Things take a significant turn when their father comes back, seeking help to build a bridge near the farm where he now lives. From that juncture in the narrative Mathew weaves his tale, going back to the details of Penny and Michael Dunbar's story, how they came to Archer Street and the happy life they had there with their sons.
We know that Penny has died, but it is in the telling of her journey to death that Zusak is at his strongest, as Mathew tells it: "She would never see us grow up. Just cry and silently cry. She’d never see my brothers finish high school, and other absurdist milestones; she’d never see us struggling and suffering, the first time we put on a tie.

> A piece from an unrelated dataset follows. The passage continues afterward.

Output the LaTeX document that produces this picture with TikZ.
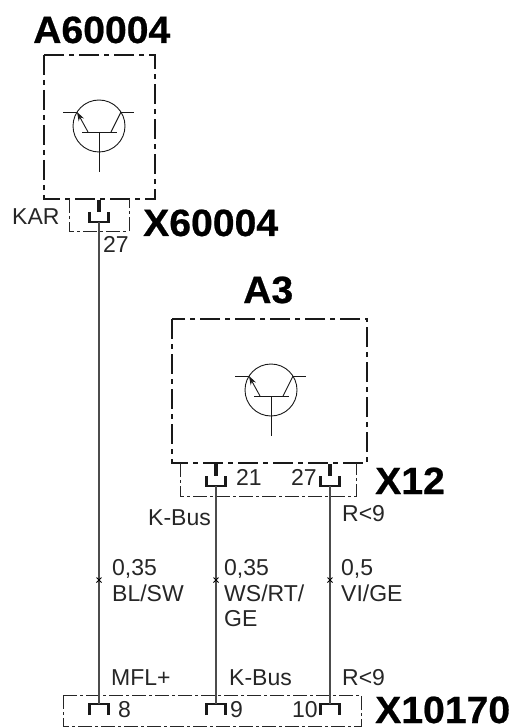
\documentclass[tikz,border=0pt]{standalone}
\usepackage{fontspec}
\setmainfont{Liberation Sans}
\newfontfamily\tagfont[FakeStretch=1.03,BoldFeatures={FakeBold=0.6}]{Liberation Sans}
\usetikzlibrary{arrows.meta}
\begin{document}
\begin{tikzpicture}[
    x=1pt, y=-1pt,
    unitbox/.style={line width=2.8pt, black!90, dash pattern=on 20pt off 5pt on 5pt off 5pt},
    plugbox/.style={line width=.8pt, black!85, dash pattern=on 14pt off 3pt on 3pt off 3pt},
    wire/.style={line width=1.2pt, black!70},
    thinline/.style={line width=.9pt, black!90},
    textlabel/.style={anchor=base west, inner sep=0pt, font=\fontsize{23}{23}\selectfont, black!85},
    taglabel/.style={anchor=base west, inner sep=0pt, font=\fontsize{38}{38}\selectfont\tagfont\bfseries},
    transistor/.pic={
        \draw [thinline] (0,0) circle (26);
        \draw [thinline] (-17,6) -- (18,6);
        \draw [thinline] (0,6) -- (0,46);
        \draw [thinline] (-36,-14) -- (-22,-14);
        \draw [thinline] (22,-14) -- (35,-14);
        \draw [thinline] (22,-14) -- (12,6);
        \draw [thinline, -{Stealth[length=9pt,width=6pt]}] (-11,6) -- (-22,-14);
    },
    socket/.pic={
        \draw [line width=3.2pt, black!90] (0,-12) -- (0,0);
        \draw [line width=2.2pt, black!90] (-9.5,0) -- (-9.5,10) -- (9.5,10) -- (9.5,0);
    },
    plug/.pic={
        \draw [line width=2.2pt, black!90] (-9.5,11) -- (-9.5,0) -- (9.5,0) -- (9.5,11);
    },
    tick/.pic={
        \draw [line width=.8pt] (-2.5,-2.5) -- (2.5,2.5) (-2.5,2.5) -- (2.5,-2.5);
    },
    ]
    \useasboundingbox (0,0) rectangle (516,727);

    % control units
    \draw [unitbox] (44,55) rectangle (155,199);
    \pic at (99,126) {transistor};
    \draw [unitbox] (172,319) rectangle (367,463);
    \pic at (271,390) {transistor};

    % connector outlines
    \draw [plugbox] (69,199) -- (69,231) -- (129,231) -- (129,199);
    \draw [plugbox] (180,463) -- (180,496) -- (356,496) -- (356,463);
    \draw [plugbox] (63,695) rectangle (361,726);

    % pins
    \pic at (99,212) {socket};
    \pic at (216,476) {socket};
    \pic at (330,476) {socket};
    \pic at (99,704) {plug};
    \pic at (216,704) {plug};
    \pic at (330,704) {plug};

    \coordinate (kar top) at (99,222);
    \coordinate (kar bottom) at (99,704);
    \coordinate (bus top) at (216,486);
    \coordinate (bus bottom) at (216,704);
    \coordinate (r9 top) at (330,486);
    \coordinate (r9 bottom) at (330,704);

    \draw [wire] (kar top) -- (kar bottom);
    \draw [wire] (bus top) -- (bus bottom);
    \draw [wire] (r9 top) -- (r9 bottom);

    \pic at (99,580) {tick};
    \pic at (216,580) {tick};
    \pic at (330,580) {tick};

    % component names
    \node [taglabel] (a60004) at (33,43) {A60004};
    \node [taglabel] (x60004) at (143,236) {X60004};
    \node [taglabel] (a3) at (243,303) {A3};
    \node [taglabel] (x12) at (375,494) {X12};
    \node [taglabel] (x10170) at (375,723) {X10170};

    % pin and wire texts
    \node [textlabel] (kar) at (12,224) {KAR};
    \node [textlabel] (pin27a) at (103,252) {27};
    \node [textlabel] (pin21) at (236,485) {21};
    \node [textlabel] (pin27b) at (291,485) {27};
    \node [textlabel] (busa) at (148,525) {K-Bus};
    \node [textlabel] (ra) at (342,521) {R<9};
    \node [textlabel] (sizea) at (112,575) {0,35};
    \node [textlabel] (coloura) at (112,601) {BL/SW};
    \node [textlabel] (sizeb) at (224,575) {0,35};
    \node [textlabel] (colourb) at (224,601) {WS/RT/};
    \node [textlabel] (colourc) at (224,626) {GE};
    \node [textlabel] (sized) at (341,575) {0,5};
    \node [textlabel] (colourd) at (341,601) {VI/GE};
    \node [textlabel] (mfl) at (111,685) {MFL+};
    \node [textlabel] (busb) at (229,685) {K-Bus};
    \node [textlabel] (rb) at (342,685) {R<9};
    \node [textlabel] (pin8) at (118,717) {8};
    \node [textlabel] (pin9) at (230,717) {9};
    \node [textlabel] (pin10) at (292,717) {10};
\end{tikzpicture}
\end{document}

She wouldn’t be there to quiz first girlfriends. Had this girl ever heard of Chopin? Did she know of the great Achilles? All these silly things, all laden with beautiful meaning ….."
It is Clay who decides to go and help his father, and as the novel progresses we understand why. The book is fundamentally about love and loss, and ultimately the ties that bind - but to reveal any more would be to spoil the narrative.
As the novel jumps from one scene to another, it requires focus. Bridge of Clay is not a book you can leave aside for days and then return to - another novelist, Jodi Picoult, declares that she ‘inhaled it all in one sitting’, no easy task as it’s almost 600 pages long.
A perfect book to get lost in over the Christmas holidays, perhaps.